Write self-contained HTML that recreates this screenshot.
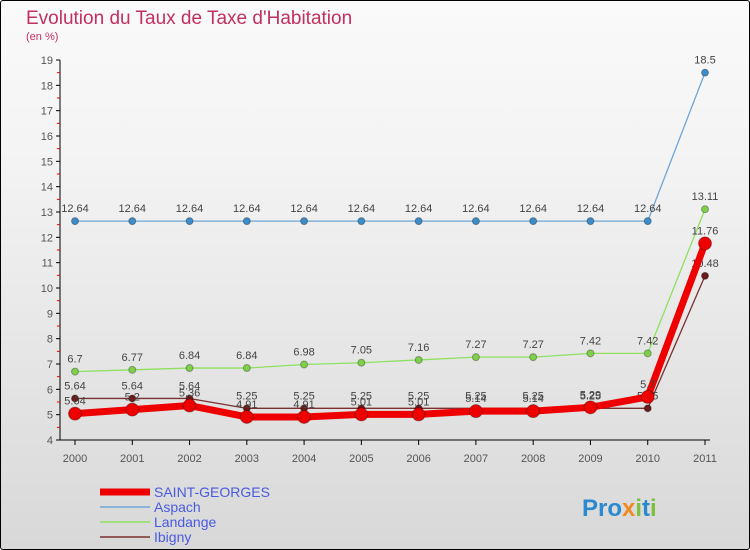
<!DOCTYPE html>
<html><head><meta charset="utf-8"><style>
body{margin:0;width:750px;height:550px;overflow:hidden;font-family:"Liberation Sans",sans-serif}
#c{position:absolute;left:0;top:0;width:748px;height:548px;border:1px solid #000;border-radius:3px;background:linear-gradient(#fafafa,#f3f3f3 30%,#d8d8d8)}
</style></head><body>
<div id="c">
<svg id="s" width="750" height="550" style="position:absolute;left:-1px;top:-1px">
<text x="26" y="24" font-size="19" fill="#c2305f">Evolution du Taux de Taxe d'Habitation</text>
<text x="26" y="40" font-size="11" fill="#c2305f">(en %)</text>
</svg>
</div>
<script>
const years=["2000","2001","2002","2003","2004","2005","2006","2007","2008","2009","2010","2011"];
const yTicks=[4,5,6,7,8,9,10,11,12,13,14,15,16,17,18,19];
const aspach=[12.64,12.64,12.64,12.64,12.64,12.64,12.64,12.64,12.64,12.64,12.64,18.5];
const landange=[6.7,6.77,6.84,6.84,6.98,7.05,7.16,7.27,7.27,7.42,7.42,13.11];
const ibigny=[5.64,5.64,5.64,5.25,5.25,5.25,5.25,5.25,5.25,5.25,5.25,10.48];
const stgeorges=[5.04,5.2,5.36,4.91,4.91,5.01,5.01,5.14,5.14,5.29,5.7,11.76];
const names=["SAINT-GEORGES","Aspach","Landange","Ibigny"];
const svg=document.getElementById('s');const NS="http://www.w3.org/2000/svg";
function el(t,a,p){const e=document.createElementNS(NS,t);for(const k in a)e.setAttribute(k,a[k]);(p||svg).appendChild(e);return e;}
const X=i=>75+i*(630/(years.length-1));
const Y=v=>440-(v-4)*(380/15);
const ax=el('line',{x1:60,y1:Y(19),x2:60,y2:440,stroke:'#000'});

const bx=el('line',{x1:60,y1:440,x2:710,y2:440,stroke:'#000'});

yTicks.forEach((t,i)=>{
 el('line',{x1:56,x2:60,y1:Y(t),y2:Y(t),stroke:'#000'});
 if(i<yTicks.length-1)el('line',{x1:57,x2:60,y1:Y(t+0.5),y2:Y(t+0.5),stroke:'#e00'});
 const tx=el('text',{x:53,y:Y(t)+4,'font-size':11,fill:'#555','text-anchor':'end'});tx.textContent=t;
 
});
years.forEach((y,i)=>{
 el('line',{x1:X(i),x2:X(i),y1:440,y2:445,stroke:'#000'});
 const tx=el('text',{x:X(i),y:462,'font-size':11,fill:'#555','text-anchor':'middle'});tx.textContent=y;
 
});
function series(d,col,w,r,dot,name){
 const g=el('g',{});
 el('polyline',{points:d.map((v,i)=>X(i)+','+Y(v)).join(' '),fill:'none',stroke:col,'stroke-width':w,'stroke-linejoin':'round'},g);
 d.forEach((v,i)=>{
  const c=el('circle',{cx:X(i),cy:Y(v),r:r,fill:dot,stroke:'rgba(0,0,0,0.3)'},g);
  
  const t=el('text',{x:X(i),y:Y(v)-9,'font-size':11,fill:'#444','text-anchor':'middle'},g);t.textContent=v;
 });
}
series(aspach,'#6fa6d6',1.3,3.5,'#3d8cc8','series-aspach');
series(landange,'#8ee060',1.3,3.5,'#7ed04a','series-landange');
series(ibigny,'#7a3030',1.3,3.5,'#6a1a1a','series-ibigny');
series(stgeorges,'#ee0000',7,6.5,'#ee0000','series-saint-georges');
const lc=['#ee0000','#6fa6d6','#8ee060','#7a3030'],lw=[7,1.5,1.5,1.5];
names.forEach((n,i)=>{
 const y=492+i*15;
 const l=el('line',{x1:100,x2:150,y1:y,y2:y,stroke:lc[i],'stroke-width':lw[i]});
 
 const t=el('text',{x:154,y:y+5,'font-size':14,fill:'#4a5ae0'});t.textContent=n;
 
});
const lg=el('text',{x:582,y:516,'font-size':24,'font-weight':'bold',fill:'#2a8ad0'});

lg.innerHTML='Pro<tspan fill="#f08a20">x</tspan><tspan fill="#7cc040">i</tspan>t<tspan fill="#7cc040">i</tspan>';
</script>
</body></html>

* * *

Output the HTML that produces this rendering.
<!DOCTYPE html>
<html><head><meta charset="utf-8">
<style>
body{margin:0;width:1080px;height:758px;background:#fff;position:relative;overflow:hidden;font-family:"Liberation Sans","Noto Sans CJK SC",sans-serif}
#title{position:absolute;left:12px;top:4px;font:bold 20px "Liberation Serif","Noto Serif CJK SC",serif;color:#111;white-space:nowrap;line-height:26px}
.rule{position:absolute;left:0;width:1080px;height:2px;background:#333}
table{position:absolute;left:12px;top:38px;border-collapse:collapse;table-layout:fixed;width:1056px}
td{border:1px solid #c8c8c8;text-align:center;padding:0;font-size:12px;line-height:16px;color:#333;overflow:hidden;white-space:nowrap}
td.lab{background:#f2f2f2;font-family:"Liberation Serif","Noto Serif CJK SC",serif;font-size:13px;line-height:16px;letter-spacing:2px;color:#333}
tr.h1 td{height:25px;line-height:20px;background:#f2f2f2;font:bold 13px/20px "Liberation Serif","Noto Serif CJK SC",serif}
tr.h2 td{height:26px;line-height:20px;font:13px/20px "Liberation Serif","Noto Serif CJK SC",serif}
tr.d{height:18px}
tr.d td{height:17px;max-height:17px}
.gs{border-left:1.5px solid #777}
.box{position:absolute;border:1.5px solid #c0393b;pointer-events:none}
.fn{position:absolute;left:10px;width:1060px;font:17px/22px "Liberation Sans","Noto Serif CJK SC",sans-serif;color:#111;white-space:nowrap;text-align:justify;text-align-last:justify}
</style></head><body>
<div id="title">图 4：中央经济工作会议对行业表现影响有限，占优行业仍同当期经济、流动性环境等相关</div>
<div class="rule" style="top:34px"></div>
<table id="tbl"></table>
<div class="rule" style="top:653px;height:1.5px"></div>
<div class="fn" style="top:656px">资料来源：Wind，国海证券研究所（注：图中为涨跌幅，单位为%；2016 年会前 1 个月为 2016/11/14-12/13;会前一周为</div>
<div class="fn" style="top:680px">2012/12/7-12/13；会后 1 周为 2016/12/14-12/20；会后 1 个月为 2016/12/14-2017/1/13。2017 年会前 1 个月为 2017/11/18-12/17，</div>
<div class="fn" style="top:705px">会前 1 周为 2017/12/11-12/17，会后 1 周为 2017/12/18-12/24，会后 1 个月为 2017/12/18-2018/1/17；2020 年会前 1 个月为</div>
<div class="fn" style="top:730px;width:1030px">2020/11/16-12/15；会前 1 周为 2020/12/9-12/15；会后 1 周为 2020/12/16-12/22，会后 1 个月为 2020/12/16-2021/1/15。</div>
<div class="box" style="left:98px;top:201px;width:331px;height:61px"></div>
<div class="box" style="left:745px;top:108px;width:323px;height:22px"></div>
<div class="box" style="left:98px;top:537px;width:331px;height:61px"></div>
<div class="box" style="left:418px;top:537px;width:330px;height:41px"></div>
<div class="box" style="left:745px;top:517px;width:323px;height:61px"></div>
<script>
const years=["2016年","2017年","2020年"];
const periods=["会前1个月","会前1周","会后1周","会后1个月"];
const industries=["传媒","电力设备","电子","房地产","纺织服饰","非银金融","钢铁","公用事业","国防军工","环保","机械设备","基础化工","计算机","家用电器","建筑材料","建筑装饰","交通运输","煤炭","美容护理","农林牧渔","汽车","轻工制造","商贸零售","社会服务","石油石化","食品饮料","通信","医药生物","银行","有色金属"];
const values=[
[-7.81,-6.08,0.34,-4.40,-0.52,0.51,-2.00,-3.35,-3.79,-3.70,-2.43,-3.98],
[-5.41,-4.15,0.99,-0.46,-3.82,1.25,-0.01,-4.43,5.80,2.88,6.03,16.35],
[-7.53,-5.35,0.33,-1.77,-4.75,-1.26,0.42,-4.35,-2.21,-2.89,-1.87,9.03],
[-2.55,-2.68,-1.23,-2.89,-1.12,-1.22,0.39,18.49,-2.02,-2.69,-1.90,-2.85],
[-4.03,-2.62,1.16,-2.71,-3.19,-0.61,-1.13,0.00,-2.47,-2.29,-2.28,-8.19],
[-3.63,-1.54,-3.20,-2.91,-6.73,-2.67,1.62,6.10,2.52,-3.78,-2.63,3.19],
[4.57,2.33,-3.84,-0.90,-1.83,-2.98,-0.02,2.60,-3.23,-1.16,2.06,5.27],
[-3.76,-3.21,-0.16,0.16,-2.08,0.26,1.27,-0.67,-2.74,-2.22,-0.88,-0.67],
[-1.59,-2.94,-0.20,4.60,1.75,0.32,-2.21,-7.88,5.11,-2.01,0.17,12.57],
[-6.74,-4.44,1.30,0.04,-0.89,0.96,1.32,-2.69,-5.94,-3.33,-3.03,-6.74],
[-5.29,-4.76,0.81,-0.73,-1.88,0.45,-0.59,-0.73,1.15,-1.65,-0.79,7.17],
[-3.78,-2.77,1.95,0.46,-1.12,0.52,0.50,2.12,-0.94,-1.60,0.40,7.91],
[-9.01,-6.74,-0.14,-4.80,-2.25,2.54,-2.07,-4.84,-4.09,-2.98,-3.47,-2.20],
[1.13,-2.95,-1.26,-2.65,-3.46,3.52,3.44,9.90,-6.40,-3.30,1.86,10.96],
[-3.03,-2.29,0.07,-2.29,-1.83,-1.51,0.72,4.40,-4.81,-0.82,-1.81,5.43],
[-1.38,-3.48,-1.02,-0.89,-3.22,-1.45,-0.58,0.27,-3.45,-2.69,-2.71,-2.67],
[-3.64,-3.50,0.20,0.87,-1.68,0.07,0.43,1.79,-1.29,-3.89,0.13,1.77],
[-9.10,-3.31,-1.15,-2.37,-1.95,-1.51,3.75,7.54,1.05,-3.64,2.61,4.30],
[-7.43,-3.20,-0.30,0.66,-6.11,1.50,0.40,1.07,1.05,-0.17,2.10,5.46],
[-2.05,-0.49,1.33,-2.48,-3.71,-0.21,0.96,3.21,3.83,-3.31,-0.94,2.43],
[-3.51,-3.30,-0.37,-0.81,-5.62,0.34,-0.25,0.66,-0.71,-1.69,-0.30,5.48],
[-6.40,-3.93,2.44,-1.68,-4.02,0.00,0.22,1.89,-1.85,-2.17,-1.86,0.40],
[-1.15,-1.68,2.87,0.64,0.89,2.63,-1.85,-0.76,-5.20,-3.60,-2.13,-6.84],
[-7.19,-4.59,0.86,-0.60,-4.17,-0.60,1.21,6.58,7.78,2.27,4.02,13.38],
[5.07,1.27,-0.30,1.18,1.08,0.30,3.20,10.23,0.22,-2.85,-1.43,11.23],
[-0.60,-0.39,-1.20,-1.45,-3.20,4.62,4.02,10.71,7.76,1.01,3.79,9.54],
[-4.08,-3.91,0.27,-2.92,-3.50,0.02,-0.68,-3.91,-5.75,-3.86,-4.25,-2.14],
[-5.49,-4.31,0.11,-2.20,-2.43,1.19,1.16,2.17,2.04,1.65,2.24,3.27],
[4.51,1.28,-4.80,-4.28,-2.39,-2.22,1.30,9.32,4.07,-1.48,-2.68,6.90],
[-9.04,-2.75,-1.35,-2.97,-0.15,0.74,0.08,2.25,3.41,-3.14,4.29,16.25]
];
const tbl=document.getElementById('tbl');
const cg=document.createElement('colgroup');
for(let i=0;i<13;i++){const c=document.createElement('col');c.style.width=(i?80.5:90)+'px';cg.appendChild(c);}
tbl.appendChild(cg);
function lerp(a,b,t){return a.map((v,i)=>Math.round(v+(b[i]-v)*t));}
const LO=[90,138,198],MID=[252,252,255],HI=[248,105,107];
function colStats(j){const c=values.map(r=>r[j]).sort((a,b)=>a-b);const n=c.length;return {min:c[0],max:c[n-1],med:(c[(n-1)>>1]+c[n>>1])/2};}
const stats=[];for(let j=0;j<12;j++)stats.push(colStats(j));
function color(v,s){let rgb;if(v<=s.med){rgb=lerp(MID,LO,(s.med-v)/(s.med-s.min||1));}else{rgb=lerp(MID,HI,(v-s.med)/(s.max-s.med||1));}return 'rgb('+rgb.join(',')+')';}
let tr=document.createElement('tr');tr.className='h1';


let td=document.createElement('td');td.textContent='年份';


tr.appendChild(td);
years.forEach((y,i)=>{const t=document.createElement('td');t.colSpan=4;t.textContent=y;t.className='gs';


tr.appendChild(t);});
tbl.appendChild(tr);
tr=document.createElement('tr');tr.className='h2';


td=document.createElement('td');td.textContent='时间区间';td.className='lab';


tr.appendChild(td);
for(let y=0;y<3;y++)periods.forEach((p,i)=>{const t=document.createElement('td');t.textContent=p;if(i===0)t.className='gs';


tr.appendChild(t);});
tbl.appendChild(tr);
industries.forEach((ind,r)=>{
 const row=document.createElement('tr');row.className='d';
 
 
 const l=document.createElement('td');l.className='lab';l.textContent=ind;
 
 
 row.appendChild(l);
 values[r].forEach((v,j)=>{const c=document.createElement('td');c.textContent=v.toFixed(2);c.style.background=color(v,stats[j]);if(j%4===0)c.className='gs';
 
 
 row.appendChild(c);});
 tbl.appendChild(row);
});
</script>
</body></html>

* * *

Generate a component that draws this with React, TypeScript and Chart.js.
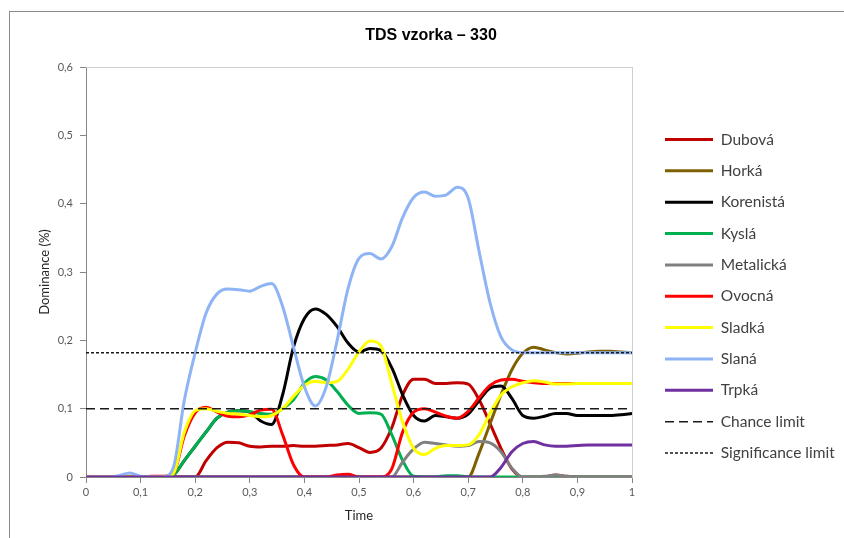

Task to carry out ▸
Where a line in the entries holds "this", copy that line.

Problem solution ▸
Write self-contained HTML that recreates this screenshot.
Output the HTML that produces this rendering.
Generate a component that draws this with React, TypeScript and Chart.js.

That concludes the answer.